Laymon: I think the necessary violence that Wright explored and maybe sometimes exploited is really different than most of the violence in my work. I’m never interested in violence without love. The essay “How to Slowly Kill Yourself and Others,” for example, is in one way about following guns and gun deaths of young black women and men in our nation. I’m literally asking us to think about the life those young folks lived before dying. I’m asking us to think about what they loved, what love did to them, before they died. Not sure Wright allowed himself to really work through love. That impulse in my work comes from Baldwin, Octavia Butler and my Aunt Sue.
Rumpus: Yes, Octavia Butler. Do you consider yourself an Afrofuturist or Afrosurrealist?
Laymon: That’s a stunner question right there. Thanks for taking me seriously. I’m a black writer from Mississippi. That’s what I most consider myself. Long Division has a lot of Afrosurrealist impulses. I think the book was more Afrofuturist when it was like 700 pages.
Rumpus: Earlier you mention revisions. Like most writers I am obsessed with the habits and practices of other writers. What are your rituals?
Laymon: I write two hours in the morning and two hours before bed no matter. No matter what. I also write during the day if I have to get something down, but the four hours a day is the one thing in my life I don’t fool with. I’m an obsessive writer who needs and loves revision. Writing helps me learn and helps me teach. I’m also, than anything else, a teacher and a student. And without the four hours, I’m pretty monsterish. For real.
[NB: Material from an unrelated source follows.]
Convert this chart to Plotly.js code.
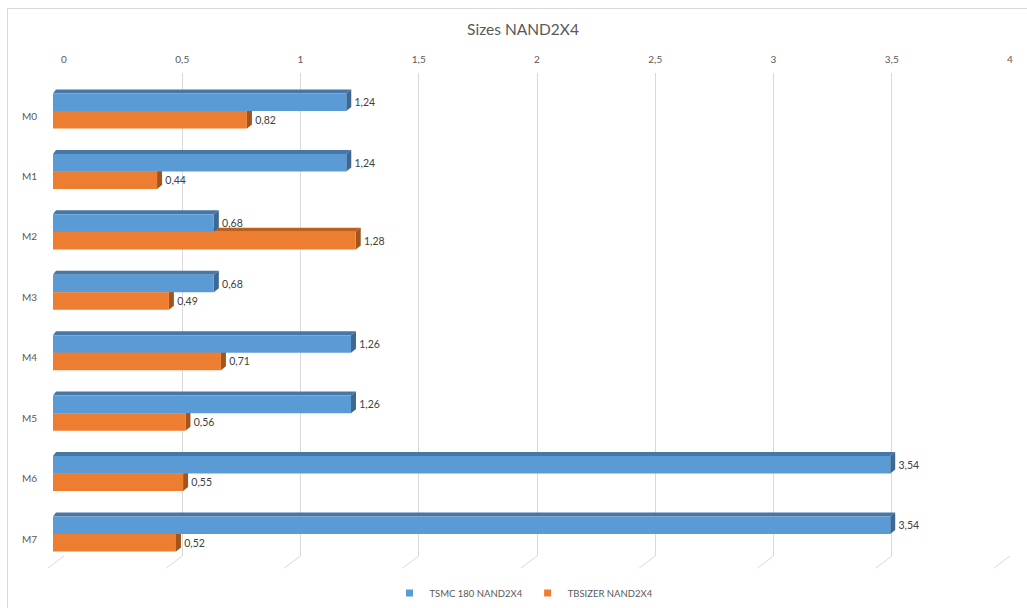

Rumpus: Four hours a day is quite impressive. 1-2 hours a day is always my goal. When I can’t write, I read and read and read.
Laymon: I’m not good enough to write any less than I do, you know? I’m not good enough as a person and definitely not good enough as a writer.
Rumpus: As a writer, who are you accountable to?
Laymon: I’m accountable—this sounds emo—to black American writing, Southern writing, Southern black American writing, American writing and my people. That’s kind of what keeps me accountable.
Rumpus: Ha! We’ve come to our final question together. City jumps into a hole in the ground for love. Then he jumps again and again. Always for love. Will we ever see him again?
Laymon: You’ll see him and all of them again. This time, it’s going to be frightening. They don’t want to be in that hole anymore and they’re all angry. There’s a lot more to the story of that place and those characters and time, and Afrofuturism is at the root of the next part of their story.